--- SUPPLIED MATERIAL ---

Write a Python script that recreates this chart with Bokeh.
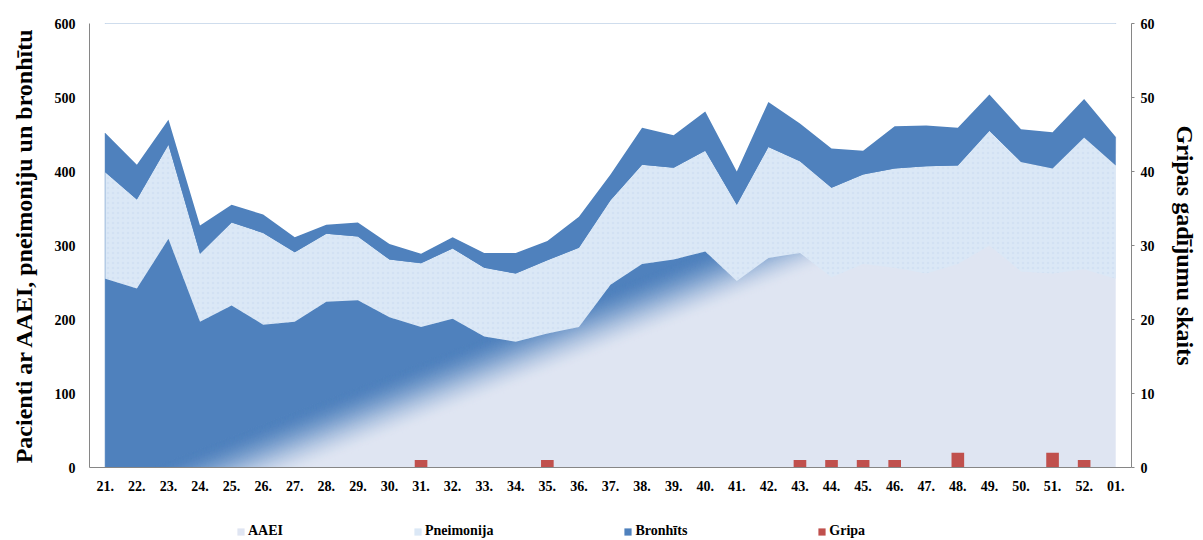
import numpy as np
from bokeh.plotting import figure
from bokeh.layouts import column
from bokeh.models import (Range1d, LinearAxis, FixedTicker, Legend, LegendItem)
from bokeh.embed import file_html
from bokeh.resources import INLINE

weeks = ["21.", "22.", "23.", "24.", "25.", "26.", "27.", "28.", "29.", "30.",
         "31.", "32.", "33.", "34.", "35.", "36.", "37.", "38.", "39.", "40.",
         "41.", "42.", "43.", "44.", "45.", "46.", "47.", "48.", "49.", "50.",
         "51.", "52.", "01."]
aaei = [255, 242, 309, 197, 219, 193, 197, 224, 226, 203,
        190, 201, 177, 170, 181, 190, 247, 275, 281, 292,
        252, 283, 290, 257, 275, 270, 262, 275, 300, 265,
        262, 268, 255]
pneimonija_top = [399, 362, 436, 289, 331, 317, 291, 316, 312, 281,
                  276, 296, 270, 262, 280, 297, 361, 409, 405, 428,
                  355, 433, 414, 378, 396, 404, 407, 408, 455, 413,
                  404, 446, 408]
total_top = [452, 409, 470, 327, 355, 342, 311, 328, 331, 302,
             289, 311, 290, 290, 306, 339, 396, 459, 449, 481,
             400, 494, 465, 431, 428, 461, 462, 459, 504, 457,
             453, 498, 447]
gripa = [0, 0, 0, 0, 0, 0, 0, 0, 0, 0,
         1, 0, 0, 0, 1, 0, 0, 0, 0, 0,
         0, 0, 1, 1, 1, 1, 0, 2, 0, 0,
         2, 1, 0]

pneimonija = [t - a for t, a in zip(pneimonija_top, aaei)]
bronhits = [t - p for t, p in zip(total_top, pneimonija_top)]

FONT = "Liberation Serif"
DARK = "#4f81bd"
LIGHT = "#dfe5f2"
PNEU = "#dbe8f6"
RED = "#c0504d"

n = len(weeks)
x = list(range(n))
y_aaei = np.array(aaei, dtype=float)
y_pn = y_aaei + np.array(pneimonija, dtype=float)
y_tot = y_pn + np.array(bronhits, dtype=float)

p = figure(width=1203, height=500, output_backend="svg", toolbar_location=None,
           x_range=Range1d(-0.5, n - 0.5), y_range=Range1d(0, 600),
           min_border_left=89, min_border_right=72, min_border_top=23,
           min_border_bottom=33)
p.outline_line_color = None
p.grid.visible = False
p.background_fill_color = "white"

# AAEI: light base with a diagonal fade to dark blue (upper left)
x0, x1 = 0, n - 1
slope = 16.7
def dark_edge(xx):
    return slope * (xx - 1.5)
band = 85.0
base = p.patch([x0, x1, x1, x0], [0, 0, 700, 700], fill_color=LIGHT, line_color=None)
N = 60
c0 = np.array([0xdf, 0xe5, 0xf2], dtype=float)
c1 = np.array([0x4f, 0x81, 0xbd], dtype=float)
xs, ys, cols = [], [], []
for k in range(N):
    lo0 = dark_edge(x0) - band + band * k / N
    lo1 = dark_edge(x1) - band + band * k / N
    hi0 = dark_edge(x0) - band + band * (k + 1) / N
    hi1 = dark_edge(x1) - band + band * (k + 1) / N
    t = (k + 0.5) / N
    t = t * t * (3 - 2 * t)
    c = c0 + (c1 - c0) * t
    xs.append([x0, x1, x1, x0])
    ys.append([lo0, lo1, hi1, hi0])
    cols.append("#%02x%02x%02x" % tuple(int(round(v)) for v in c))
xs.append([x0, x1, x1, x0])
ys.append([dark_edge(x0), dark_edge(x1), 700, 700])
cols.append(DARK)
p.patches(xs, ys, fill_color=cols, line_color=cols, line_width=1)

pn = p.varea(x=x, y1=y_aaei, y2=y_pn, fill_color=PNEU,
             hatch_pattern="dot", hatch_color="#c8daf0", hatch_scale=5,
             hatch_weight=1, hatch_alpha=0.5)
br = p.varea(x=x, y1=y_pn, y2=y_tot, fill_color=DARK)
# white cover above the stacked total (hides the fade outside the areas)
cover_x = [x0 - 1] + x + [x1 + 1, x1 + 1, x0 - 1]
cover_y = [y_tot[0]] + list(y_tot) + [y_tot[-1], 700, 700]
p.patch(cover_x, cover_y, fill_color="white", line_color=None)

p.extra_y_ranges = {"r": Range1d(0, 60)}
gr = p.vbar(x=x, top=gripa, width=0.4, y_range_name="r", fill_color=RED, line_color=None)

axis_col = "#868686"
p.xaxis.ticker = FixedTicker(ticks=x)
p.xaxis.major_label_overrides = {i: w for i, w in enumerate(weeks)}
p.xaxis.major_tick_out = 0
p.xaxis.major_tick_in = 0
p.xaxis.major_tick_line_color = None
p.xaxis.minor_tick_line_color = None
p.xaxis.axis_line_color = axis_col
p.xaxis.major_label_text_font = FONT
p.xaxis.major_label_text_font_style = "bold"
p.xaxis.major_label_text_font_size = "14px"
p.xaxis.major_label_text_color = "black"
p.xaxis.major_label_standoff = 13

ly = p.yaxis[0]
ly.ticker = FixedTicker(ticks=[0, 100, 200, 300, 400, 500, 600])
ly.axis_label = "Pacienti ar AAEI, pneimoniju un bronhītu"
ly.axis_label_text_font = FONT
ly.axis_label_text_font_style = "bold"
ly.axis_label_text_font_size = "24px"
ly.axis_label_text_color = "black"
ly.axis_label_standoff = 15
ly.major_tick_out = 0
ly.major_tick_in = 0
ly.major_tick_line_color = None
ly.minor_tick_line_color = None
ly.axis_line_color = axis_col
ly.major_label_text_font = FONT
ly.major_label_text_font_style = "bold"
ly.major_label_text_font_size = "14px"
ly.major_label_text_color = "black"
ly.major_label_standoff = 14

ry = LinearAxis(y_range_name="r", ticker=FixedTicker(ticks=[0, 10, 20, 30, 40, 50, 60]))
ry.axis_label = "Gripas gadījumu skaits"
ry.axis_label_text_font = FONT
ry.axis_label_text_font_style = "bold"
ry.axis_label_text_font_size = "24px"
ry.axis_label_text_color = "black"
ry.axis_label_standoff = 14
ry.major_tick_in = 0
ry.major_tick_out = 3
ry.major_tick_line_color = axis_col
ry.minor_tick_line_color = None
ry.axis_line_color = axis_col
ry.major_label_text_font = FONT
ry.major_label_text_font_style = "bold"
ry.major_label_text_font_size = "14px"
ry.major_label_text_color = "black"
ry.major_label_standoff = 6
p.add_layout(ry, "right")

# legend strip below the chart (swatch renderers are zero-size, off-screen)
q = figure(width=1203, height=40, output_backend="svg", toolbar_location=None,
           x_range=Range1d(0, 1), y_range=Range1d(0, 1),
           x_axis_location=None, y_axis_location=None,
           min_border_left=0, min_border_right=0, min_border_top=0, min_border_bottom=0)
q.outline_line_color = None
q.grid.visible = False
la = q.varea(x=[-5], y1=[-5], y2=[-5], fill_color=LIGHT)
lp = q.varea(x=[-5], y1=[-5], y2=[-5], fill_color=PNEU)
lb = q.varea(x=[-5], y1=[-5], y2=[-5], fill_color=DARK)
lg = q.vbar(x=[-5], top=[-5], width=0.1, fill_color=RED, line_color=None)

legend = Legend(items=[LegendItem(label="AAEI", renderers=[la]),
                       LegendItem(label="Pneimonija", renderers=[lp]),
                       LegendItem(label="Bronhīts", renderers=[lb]),
                       LegendItem(label="Gripa", renderers=[lg])],
                orientation="horizontal", location=(147, 1),
                spacing=130, glyph_width=9, glyph_height=9, label_standoff=3,
                label_text_font=FONT, label_text_font_style="bold",
                label_text_font_size="14px", label_text_color="black",
                label_height=12, padding=0, margin=0, border_line_color=None,
                background_fill_alpha=0)
q.add_layout(legend, "center")

open("out.html", "w").write(file_html(column(p, q, spacing=0), INLINE))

---

— EXERCISE OBJECTIVE —
Extract the lines exactly, please: the first line of the listing, the line with "from bokeh.resources import INLINE", and every line between them, but no pictures.

— FINISHED TASK —
Write a Python script that recreates this chart with Bokeh.
import numpy as np
from bokeh.plotting import figure
from bokeh.layouts import column
from bokeh.models import (Range1d, LinearAxis, FixedTicker, Legend, LegendItem)
from bokeh.embed import file_html
from bokeh.resources import INLINE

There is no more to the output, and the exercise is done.